Confidence Set for Group Membership

 Associate professor of Economics, NYU Shanghai

OKUI, Ryo's curriculum vitae

We consider panel models in which heterogeneity is driven by a latent group structure. We propose procedures for calculating a confidence set for group membership. Recently, Bonhomme and Manresa (2015) develop methods to simultaneously estimate group memberships and group-specific parameters. Our confidence sets can be used to quantify the uncertainty inherent in these estimated group mem- berships. We consider uniform confidence sets that cover the true group membership for all units with a pre-specified probability as well as unitwise confidence sets.
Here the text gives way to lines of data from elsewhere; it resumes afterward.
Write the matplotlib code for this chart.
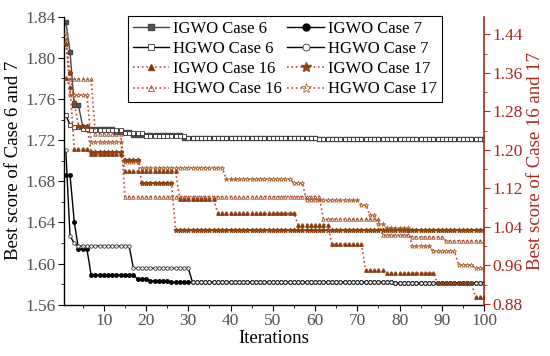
import numpy as np
import matplotlib
matplotlib.use("Agg")
import matplotlib.pyplot as plt
from matplotlib.ticker import MultipleLocator

# iterations
iterations = np.arange(1, 101)

# Case 6 / 7 (left axis): step levels and run lengths
igwo6_levels = [1.835, 1.806, 1.754, 1.733, 1.7305, 1.728, 1.7247, 1.7224, 1.7215]
igwo6_runs = [1, 1, 2, 1, 7, 4, 12, 32, 40]
hgwo6_levels = [1.744, 1.735, 1.733, 1.731, 1.7300, 1.727, 1.7245, 1.7222, 1.7213]
hgwo6_runs = [1, 1, 2, 2, 8, 5, 10, 31, 40]
igwo7_levels = [1.686, 1.6407, 1.614, 1.5889, 1.585, 1.583, 1.5818, 1.581]
igwo7_runs = [2, 1, 3, 11, 3, 5, 53, 22]
hgwo7_levels = [1.7104, 1.6268, 1.6197, 1.617, 1.5954, 1.5818, 1.581]
hgwo7_runs = [1, 1, 1, 13, 14, 48, 22]

# Case 16 / 17 (right axis)
igwo16_levels = [1.349, 1.331, 1.201, 1.1915, 1.156, 1.097, 1.068, 1.045, 1.004,
                 0.950, 0.944, 0.923, 0.895]
igwo16_runs = [1, 1, 4, 8, 13, 9, 19, 8, 8, 5, 12, 9, 3]
hgwo16_levels = [1.43, 1.347, 1.234, 1.103, 1.056, 1.023, 1.019, 1.011]
hgwo16_runs = [1, 6, 7, 47, 14, 7, 8, 10]
igwo17_levels = [1.42, 1.36, 1.30, 1.25, 1.195, 1.18, 1.131, 1.034]
igwo17_runs = [1, 1, 1, 3, 8, 4, 8, 74]
hgwo17_levels = [1.44, 1.314, 1.217, 1.175, 1.163, 1.139, 1.131, 1.095, 1.085,
                 1.065, 1.047, 1.037, 1.0005, 0.989, 0.961, 0.955, 0.952]
hgwo17_runs = [1, 5, 8, 4, 20, 16, 3, 13, 2, 2, 2, 6, 5, 6, 4, 2, 1]

def series(levels, runs):
    return np.repeat(levels, runs)

plt.rcParams['font.family'] = ['Liberation Serif', 'DejaVu Serif']
RED = '#a8281e'
LINE_R = '#c0443a'
BROWN = '#8b4513'

fig = plt.figure(figsize=(5.5, 3.56), dpi=100)
ax = fig.add_axes([0.1158, 0.1441, 0.7642, 0.8089])
ax2 = ax.twinx()

ms = 2.5
ax.plot(iterations, series(igwo6_levels, igwo6_runs), '-', color='#444444', lw=1,
        marker='s', ms=ms, mfc='#555555', mec='#444444', label='IGWO Case 6')
ax.plot(iterations, series(hgwo6_levels, hgwo6_runs), '-', color='black', lw=1,
        marker='s', ms=ms, mfc='white', mec='#333333', mew=0.6, label='HGWO Case 6')
ax.plot(iterations, series(igwo7_levels, igwo7_runs), '-', color='black', lw=1,
        marker='o', ms=ms, mfc='black', mec='black', label='IGWO Case 7')
ax.plot(iterations, series(hgwo7_levels, hgwo7_runs), '-', color='black', lw=1,
        marker='o', ms=ms, mfc='white', mec='#333333', mew=0.6, label='HGWO Case 7')

ax2.plot(iterations, series(hgwo17_levels, hgwo17_runs), ':', color=LINE_R, lw=1.2,
         marker='*', ms=ms + 1, mfc='none', mec='#b0703a', mew=0.6, label='HGWO Case 17')
ax2.plot(iterations, series(hgwo16_levels, hgwo16_runs), ':', color=LINE_R, lw=1.2,
         marker='^', ms=ms, mfc='none', mec='#a0522d', mew=0.6, label='HGWO Case 16')
ax2.plot(iterations, series(igwo17_levels, igwo17_runs), ':', color=LINE_R, lw=1.2,
         marker='*', ms=ms + 1, mfc=BROWN, mec=BROWN, label='IGWO Case 17')
ax2.plot(iterations, series(igwo16_levels, igwo16_runs), ':', color=LINE_R, lw=1.2,
         marker='^', ms=ms, mfc='#8b1a1a', mec=BROWN, label='IGWO Case 16')

ax.set_xlim(0.5, 100)
ax.set_ylim(1.56, 1.84)
ax2.set_ylim(0.8785, 1.4765)

ax.xaxis.set_major_locator(MultipleLocator(10))
ax.xaxis.set_minor_locator(MultipleLocator(5))
ax.yaxis.set_minor_locator(MultipleLocator(0.02))
ax2.yaxis.set_minor_locator(MultipleLocator(0.04))
ax.set_yticks([1.56, 1.60, 1.64, 1.68, 1.72, 1.76, 1.80, 1.84])
ax.set_yticklabels(['1.56', '1.60', '1.64', '1.68', '1.72', '1.76', '1.80', '1.84'])
ax2.set_yticks([0.88, 0.96, 1.04, 1.12, 1.20, 1.28, 1.36, 1.44])
ax2.set_yticklabels(['0.88', '0.96', '1.04', '1.12', '1.20', '1.28', '1.36', '1.44'])

for a in (ax, ax2):
    a.spines['top'].set_visible(False)
ax.spines['right'].set_visible(False)
ax2.spines['left'].set_visible(False)
ax2.spines['bottom'].set_visible(False)
ax2.spines['right'].set_color(RED)
ax2.spines['right'].set_linewidth(1.2)
ax.spines['left'].set_linewidth(1.0)
ax.spines['bottom'].set_linewidth(1.0)

ax.tick_params(axis='both', which='major', direction='out', length=4, labelsize=12.5,
               labelcolor='#505050', pad=2)
ax.tick_params(axis='both', which='minor', direction='out', length=2.5)
ax2.tick_params(axis='y', which='major', direction='out', length=4, labelsize=12.5,
                colors=RED, pad=2)
ax2.tick_params(axis='y', which='minor', direction='out', length=2.5, colors=RED)

ax.set_xlabel('Iterations', fontsize=13.5, labelpad=1)
ax.set_ylabel('Best score of Case 6 and 7', fontsize=13.5, labelpad=2)
ax2.set_ylabel('Best score of Case 16 and 17', fontsize=13.5, color=RED, labelpad=3)

h1, l1 = ax.get_legend_handles_labels()
h2, l2 = ax2.get_legend_handles_labels()
hd = dict(zip(l1 + l2, h1 + h2))
order = ['IGWO Case 6', 'HGWO Case 6', 'IGWO Case 16', 'HGWO Case 16',
         'IGWO Case 7', 'HGWO Case 7', 'IGWO Case 17', 'HGWO Case 17']
leg = ax2.legend([hd[k] for k in order], order, ncol=2, loc='upper left',
                 bbox_to_anchor=(0.152, 1.003), borderaxespad=0, fontsize=12,
                 frameon=True, fancybox=False, edgecolor='black', framealpha=1,
                 markerscale=2.0, handlelength=2.2, columnspacing=0.3,
                 handletextpad=0.25, labelspacing=0.25, borderpad=0.3)
leg.get_frame().set_linewidth(0.8)

fig.savefig('out.png', dpi=100)
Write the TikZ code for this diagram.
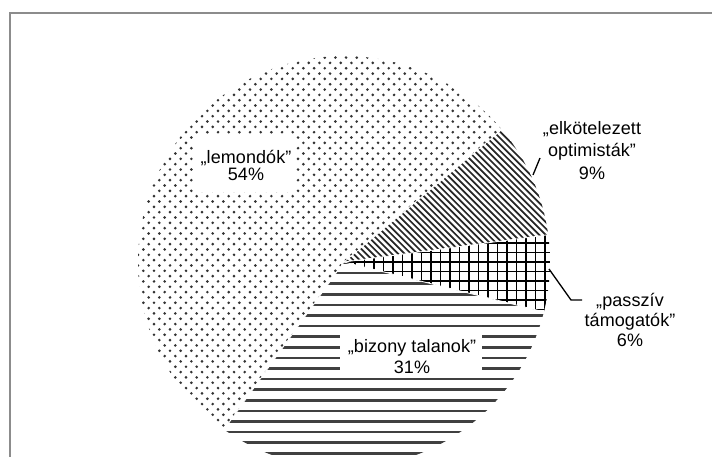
\documentclass[tikz,border=0pt]{standalone}
\usepackage{fontspec}
\setmainfont{Liberation Sans}[LetterSpace=0.5]
\begin{document}
\begin{tikzpicture}[x=1pt,y=1pt,
  lbl/.style={font=\fontsize{18}{20}\selectfont, anchor=base, inner sep=0pt},
  wbox/.style={fill=white, draw=none, inner sep=0pt},
  leader/.style={line width=1.3pt, black},
  sep/.style={white, line width=0.8pt},
  dotcol/.style={fill=black!80},
  diagline/.style={black!85, line width=1.7pt},
  gridline/.style={black, line width=1.7pt},
  hline/.style={black!75, line width=2.6pt},
  frame/.style={black!45, line width=2pt}]
\useasboundingbox (0,0) rectangle (712,456);
\fill[white] (0,0) rectangle (712,456);
\draw[frame] (10,443) rectangle (740,-30);
\coordinate (c) at (344,194);
\def\R{206}
% lemondok - dots
\begin{scope}
\clip (c) -- ++(40:\R) arc[start angle=40,end angle=234.4,radius=\R] -- cycle;
\foreach \j in {0,...,78}{
  \foreach \i in {0,...,36}{
    \fill[dotcol] ({138+\i*10.67+mod(\j,2)*5.33},{-12+\j*5.33}) circle[radius=1.45];
  }
}
\end{scope}
% elkotelezett - diagonal
\begin{scope}
\clip (c) -- ++(7.6:\R) arc[start angle=7.6,end angle=40,radius=\R] -- cycle;
\foreach \k in {0,...,58}{
  \draw[diagline] ({530+\k*6.4-360},360) -- ({530+\k*6.4-160},160);
}
\end{scope}
% passziv - grid
\begin{scope}
\clip (c) -- ++(-14:\R) arc[start angle=-14,end angle=7.6,radius=\R] -- cycle;
\foreach \k in {0,...,24}{
  \draw[gridline] ({336+\k*9.5},120) -- ({336+\k*9.5},235);
}
\foreach \k in {0,...,12}{
  \draw[gridline] (330,{118+\k*9.5}) -- (560,{118+\k*9.5});
}
\end{scope}
% bizonytalanok - horizontal
\begin{scope}
\clip (c) -- ++(-125.6:\R) arc[start angle=-125.6,end angle=-14,radius=\R] -- cycle;
\foreach \k in {0,...,18}{
  \draw[hline] (130,{2.7+\k*10.6}) -- (560,{2.7+\k*10.6});
}
\end{scope}
% separators
\draw[sep] (c) -- ++(40:\R);
\draw[sep] (c) -- ++(7.6:\R);
\draw[sep] (c) -- ++(-14:\R);
\draw[sep] (c) -- ++(-125.6:\R);
% labels inside
\node[wbox, minimum width=102pt, minimum height=55pt] (lembox) at (244,292) {};
\node[lbl] (lem1) at (246,292) {„lemondók”};
\node[lbl] (lem2) at (246,275.3) {54\%};
\node[wbox, minimum width=142pt, minimum height=51pt] (bizbox) at (411,103.5) {};
\node[lbl] (biz1) at (412,103.3) {„bizony talanok”};
\node[lbl] (biz2) at (412,83) {31\%};
% labels outside
\node[lbl] (elk1) at (592,321.5) {„elkötelezett};
\node[lbl] (elk2) at (592,299) {optimisták”};
\node[lbl] (elk3) at (592,276.5) {9\%};
\node[lbl] (pas1) at (630,150) {„passzív};
\node[lbl] (pas2) at (630,130) {támogatók”};
\node[lbl] (pas3) at (630,110) {6\%};
% leaders
\coordinate (elkA) at (533,281);
\coordinate (elkB) at (540,298);
\draw[leader] (elkA) -- (elkB);
\coordinate (pasA) at (549,187);
\coordinate (pasB) at (571,156);
\coordinate (pasC) at (582,156);
\draw[leader] (pasA) -- (pasB) -- (pasC);
\end{tikzpicture}
\end{document}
Our approach exploits the fact that the problem of sorting units into groups can be characterized by a large number of moment inequalities. Building on recent work by Chernozhukov, Chetverikov and Kato (2014), we develop procedures for testing the group membership of all units simultaneously. The confidence sets are derived by inverting this test. We use analytical critical values obtained from the theory of self-normalized sums as well as bootstrap critical values. The theoretical justification of our methods is based on large N, T asymptotics, where T can be very small compared to N. For both analytical and bootstrap critical values, we suggest a finite sample adjustment that is motivated by the finite sample behavior of the test statistic under normal errors. This adjustment gives confidence sets that have good coverage even for very small T and for non-normal errors. To illustrate their empirical relevance, we apply our methods to the classification of countries according to their respective paths towards democratization. The application illustrates that our procedures can yield an informative confidence set even if the panel is very short.